> TASK
Send back all the data below, exactly as given.
------------------------
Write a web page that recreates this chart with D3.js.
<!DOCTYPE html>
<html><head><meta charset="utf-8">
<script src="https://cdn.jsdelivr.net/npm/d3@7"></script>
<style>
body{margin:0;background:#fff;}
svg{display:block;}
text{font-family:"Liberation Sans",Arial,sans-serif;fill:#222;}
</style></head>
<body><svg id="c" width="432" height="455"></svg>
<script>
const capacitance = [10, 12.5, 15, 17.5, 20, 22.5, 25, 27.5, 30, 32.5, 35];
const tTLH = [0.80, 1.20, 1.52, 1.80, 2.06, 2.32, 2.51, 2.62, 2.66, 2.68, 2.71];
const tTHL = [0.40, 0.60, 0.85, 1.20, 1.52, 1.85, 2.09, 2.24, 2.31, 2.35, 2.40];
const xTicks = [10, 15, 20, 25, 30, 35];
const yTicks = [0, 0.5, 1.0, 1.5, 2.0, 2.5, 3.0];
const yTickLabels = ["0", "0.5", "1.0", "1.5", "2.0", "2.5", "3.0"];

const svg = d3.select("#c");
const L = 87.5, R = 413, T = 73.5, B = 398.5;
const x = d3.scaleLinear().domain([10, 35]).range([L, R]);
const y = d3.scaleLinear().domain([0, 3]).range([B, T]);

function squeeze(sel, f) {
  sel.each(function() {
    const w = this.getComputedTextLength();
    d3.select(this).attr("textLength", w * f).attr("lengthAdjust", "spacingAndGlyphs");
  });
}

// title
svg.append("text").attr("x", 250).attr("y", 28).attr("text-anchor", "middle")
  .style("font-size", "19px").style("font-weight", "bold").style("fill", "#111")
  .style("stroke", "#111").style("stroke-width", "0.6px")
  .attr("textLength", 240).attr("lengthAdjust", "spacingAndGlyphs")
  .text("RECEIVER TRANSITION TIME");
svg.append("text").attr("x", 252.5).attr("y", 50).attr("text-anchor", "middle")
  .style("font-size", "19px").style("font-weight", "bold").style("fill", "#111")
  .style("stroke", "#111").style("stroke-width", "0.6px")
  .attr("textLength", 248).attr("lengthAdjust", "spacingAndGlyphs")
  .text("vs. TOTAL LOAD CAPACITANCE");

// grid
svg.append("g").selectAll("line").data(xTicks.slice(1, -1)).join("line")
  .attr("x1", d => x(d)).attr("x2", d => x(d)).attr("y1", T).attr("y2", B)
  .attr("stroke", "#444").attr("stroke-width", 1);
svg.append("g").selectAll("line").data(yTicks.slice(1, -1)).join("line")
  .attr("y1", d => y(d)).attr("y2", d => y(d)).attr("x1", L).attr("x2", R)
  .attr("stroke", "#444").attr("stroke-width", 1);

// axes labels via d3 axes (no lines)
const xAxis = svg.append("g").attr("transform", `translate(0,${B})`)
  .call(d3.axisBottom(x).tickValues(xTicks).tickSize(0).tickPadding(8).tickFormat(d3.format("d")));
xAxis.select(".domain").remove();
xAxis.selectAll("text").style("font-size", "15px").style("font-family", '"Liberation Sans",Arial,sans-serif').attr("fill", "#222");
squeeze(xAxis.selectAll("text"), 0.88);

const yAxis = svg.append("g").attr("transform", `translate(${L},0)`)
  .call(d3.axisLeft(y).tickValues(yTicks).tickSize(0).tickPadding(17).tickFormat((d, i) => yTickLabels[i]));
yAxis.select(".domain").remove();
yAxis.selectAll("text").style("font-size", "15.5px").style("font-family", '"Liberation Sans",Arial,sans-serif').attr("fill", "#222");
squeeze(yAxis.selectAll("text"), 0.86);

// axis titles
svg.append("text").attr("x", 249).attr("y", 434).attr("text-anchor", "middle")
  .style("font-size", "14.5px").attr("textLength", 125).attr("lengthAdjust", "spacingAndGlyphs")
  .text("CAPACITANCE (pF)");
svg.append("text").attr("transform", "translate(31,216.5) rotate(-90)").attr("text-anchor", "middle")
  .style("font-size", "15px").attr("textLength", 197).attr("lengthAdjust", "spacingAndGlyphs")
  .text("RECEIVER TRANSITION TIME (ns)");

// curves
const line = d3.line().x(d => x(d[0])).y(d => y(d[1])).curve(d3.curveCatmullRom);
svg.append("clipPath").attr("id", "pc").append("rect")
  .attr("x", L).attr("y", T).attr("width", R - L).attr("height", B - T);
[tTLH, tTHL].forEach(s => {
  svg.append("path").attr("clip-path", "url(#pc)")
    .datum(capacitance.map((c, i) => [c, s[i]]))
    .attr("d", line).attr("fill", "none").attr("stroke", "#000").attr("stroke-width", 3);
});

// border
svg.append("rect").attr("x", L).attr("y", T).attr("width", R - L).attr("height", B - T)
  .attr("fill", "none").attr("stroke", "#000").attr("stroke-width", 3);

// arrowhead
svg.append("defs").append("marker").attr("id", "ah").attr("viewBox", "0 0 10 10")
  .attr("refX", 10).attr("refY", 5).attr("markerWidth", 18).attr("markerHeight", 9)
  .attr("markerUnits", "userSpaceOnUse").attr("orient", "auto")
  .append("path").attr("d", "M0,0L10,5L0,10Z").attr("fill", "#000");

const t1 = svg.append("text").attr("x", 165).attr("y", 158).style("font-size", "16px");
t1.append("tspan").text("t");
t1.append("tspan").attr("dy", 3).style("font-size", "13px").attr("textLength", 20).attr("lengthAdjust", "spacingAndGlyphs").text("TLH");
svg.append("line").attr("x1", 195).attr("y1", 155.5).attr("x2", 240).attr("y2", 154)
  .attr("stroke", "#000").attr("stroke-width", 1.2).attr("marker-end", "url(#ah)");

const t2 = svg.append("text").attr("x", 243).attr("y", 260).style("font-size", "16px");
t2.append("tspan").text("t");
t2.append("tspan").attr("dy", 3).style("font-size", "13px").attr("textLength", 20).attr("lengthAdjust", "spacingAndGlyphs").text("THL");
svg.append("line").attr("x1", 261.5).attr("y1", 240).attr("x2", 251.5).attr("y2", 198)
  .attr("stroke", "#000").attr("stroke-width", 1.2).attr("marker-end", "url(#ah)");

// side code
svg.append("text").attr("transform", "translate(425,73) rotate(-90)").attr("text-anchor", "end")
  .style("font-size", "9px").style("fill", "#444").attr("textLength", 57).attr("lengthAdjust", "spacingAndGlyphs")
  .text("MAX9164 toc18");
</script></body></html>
------------------------
> WRITTEN SOLUTION
Write a web page that recreates this chart with D3.js.
<!DOCTYPE html>
<html><head><meta charset="utf-8">
<script src="https://cdn.jsdelivr.net/npm/d3@7"></script>
<style>
body{margin:0;background:#fff;}
svg{display:block;}
text{font-family:"Liberation Sans",Arial,sans-serif;fill:#222;}
</style></head>
<body><svg id="c" width="432" height="455"></svg>
<script>
const capacitance = [10, 12.5, 15, 17.5, 20, 22.5, 25, 27.5, 30, 32.5, 35];
const tTLH = [0.80, 1.20, 1.52, 1.80, 2.06, 2.32, 2.51, 2.62, 2.66, 2.68, 2.71];
const tTHL = [0.40, 0.60, 0.85, 1.20, 1.52, 1.85, 2.09, 2.24, 2.31, 2.35, 2.40];
const xTicks = [10, 15, 20, 25, 30, 35];
const yTicks = [0, 0.5, 1.0, 1.5, 2.0, 2.5, 3.0];
const yTickLabels = ["0", "0.5", "1.0", "1.5", "2.0", "2.5", "3.0"];

const svg = d3.select("#c");
const L = 87.5, R = 413, T = 73.5, B = 398.5;
const x = d3.scaleLinear().domain([10, 35]).range([L, R]);
const y = d3.scaleLinear().domain([0, 3]).range([B, T]);

function squeeze(sel, f) {
  sel.each(function() {
    const w = this.getComputedTextLength();
    d3.select(this).attr("textLength", w * f).attr("lengthAdjust", "spacingAndGlyphs");
  });
}

// title
svg.append("text").attr("x", 250).attr("y", 28).attr("text-anchor", "middle")
  .style("font-size", "19px").style("font-weight", "bold").style("fill", "#111")
  .style("stroke", "#111").style("stroke-width", "0.6px")
  .attr("textLength", 240).attr("lengthAdjust", "spacingAndGlyphs")
  .text("RECEIVER TRANSITION TIME");
svg.append("text").attr("x", 252.5).attr("y", 50).attr("text-anchor", "middle")
  .style("font-size", "19px").style("font-weight", "bold").style("fill", "#111")
  .style("stroke", "#111").style("stroke-width", "0.6px")
  .attr("textLength", 248).attr("lengthAdjust", "spacingAndGlyphs")
  .text("vs. TOTAL LOAD CAPACITANCE");

// grid
svg.append("g").selectAll("line").data(xTicks.slice(1, -1)).join("line")
  .attr("x1", d => x(d)).attr("x2", d => x(d)).attr("y1", T).attr("y2", B)
  .attr("stroke", "#444").attr("stroke-width", 1);
svg.append("g").selectAll("line").data(yTicks.slice(1, -1)).join("line")
  .attr("y1", d => y(d)).attr("y2", d => y(d)).attr("x1", L).attr("x2", R)
  .attr("stroke", "#444").attr("stroke-width", 1);

// axes labels via d3 axes (no lines)
const xAxis = svg.append("g").attr("transform", `translate(0,${B})`)
  .call(d3.axisBottom(x).tickValues(xTicks).tickSize(0).tickPadding(8).tickFormat(d3.format("d")));
xAxis.select(".domain").remove();
xAxis.selectAll("text").style("font-size", "15px").style("font-family", '"Liberation Sans",Arial,sans-serif').attr("fill", "#222");
squeeze(xAxis.selectAll("text"), 0.88);

const yAxis = svg.append("g").attr("transform", `translate(${L},0)`)
  .call(d3.axisLeft(y).tickValues(yTicks).tickSize(0).tickPadding(17).tickFormat((d, i) => yTickLabels[i]));
yAxis.select(".domain").remove();
yAxis.selectAll("text").style("font-size", "15.5px").style("font-family", '"Liberation Sans",Arial,sans-serif').attr("fill", "#222");
squeeze(yAxis.selectAll("text"), 0.86);

// axis titles
svg.append("text").attr("x", 249).attr("y", 434).attr("text-anchor", "middle")
  .style("font-size", "14.5px").attr("textLength", 125).attr("lengthAdjust", "spacingAndGlyphs")
  .text("CAPACITANCE (pF)");
svg.append("text").attr("transform", "translate(31,216.5) rotate(-90)").attr("text-anchor", "middle")
  .style("font-size", "15px").attr("textLength", 197).attr("lengthAdjust", "spacingAndGlyphs")
  .text("RECEIVER TRANSITION TIME (ns)");

// curves
const line = d3.line().x(d => x(d[0])).y(d => y(d[1])).curve(d3.curveCatmullRom);
svg.append("clipPath").attr("id", "pc").append("rect")
  .attr("x", L).attr("y", T).attr("width", R - L).attr("height", B - T);
[tTLH, tTHL].forEach(s => {
  svg.append("path").attr("clip-path", "url(#pc)")
    .datum(capacitance.map((c, i) => [c, s[i]]))
    .attr("d", line).attr("fill", "none").attr("stroke", "#000").attr("stroke-width", 3);
});

// border
svg.append("rect").attr("x", L).attr("y", T).attr("width", R - L).attr("height", B - T)
  .attr("fill", "none").attr("stroke", "#000").attr("stroke-width", 3);

// arrowhead
svg.append("defs").append("marker").attr("id", "ah").attr("viewBox", "0 0 10 10")
  .attr("refX", 10).attr("refY", 5).attr("markerWidth", 18).attr("markerHeight", 9)
  .attr("markerUnits", "userSpaceOnUse").attr("orient", "auto")
  .append("path").attr("d", "M0,0L10,5L0,10Z").attr("fill", "#000");

const t1 = svg.append("text").attr("x", 165).attr("y", 158).style("font-size", "16px");
t1.append("tspan").text("t");
t1.append("tspan").attr("dy", 3).style("font-size", "13px").attr("textLength", 20).attr("lengthAdjust", "spacingAndGlyphs").text("TLH");
svg.append("line").attr("x1", 195).attr("y1", 155.5).attr("x2", 240).attr("y2", 154)
  .attr("stroke", "#000").attr("stroke-width", 1.2).attr("marker-end", "url(#ah)");

const t2 = svg.append("text").attr("x", 243).attr("y", 260).style("font-size", "16px");
t2.append("tspan").text("t");
t2.append("tspan").attr("dy", 3).style("font-size", "13px").attr("textLength", 20).attr("lengthAdjust", "spacingAndGlyphs").text("THL");
svg.append("line").attr("x1", 261.5).attr("y1", 240).attr("x2", 251.5).attr("y2", 198)
  .attr("stroke", "#000").attr("stroke-width", 1.2).attr("marker-end", "url(#ah)");

// side code
svg.append("text").attr("transform", "translate(425,73) rotate(-90)").attr("text-anchor", "end")
  .style("font-size", "9px").style("fill", "#444").attr("textLength", 57).attr("lengthAdjust", "spacingAndGlyphs")
  .text("MAX9164 toc18");
</script></body></html>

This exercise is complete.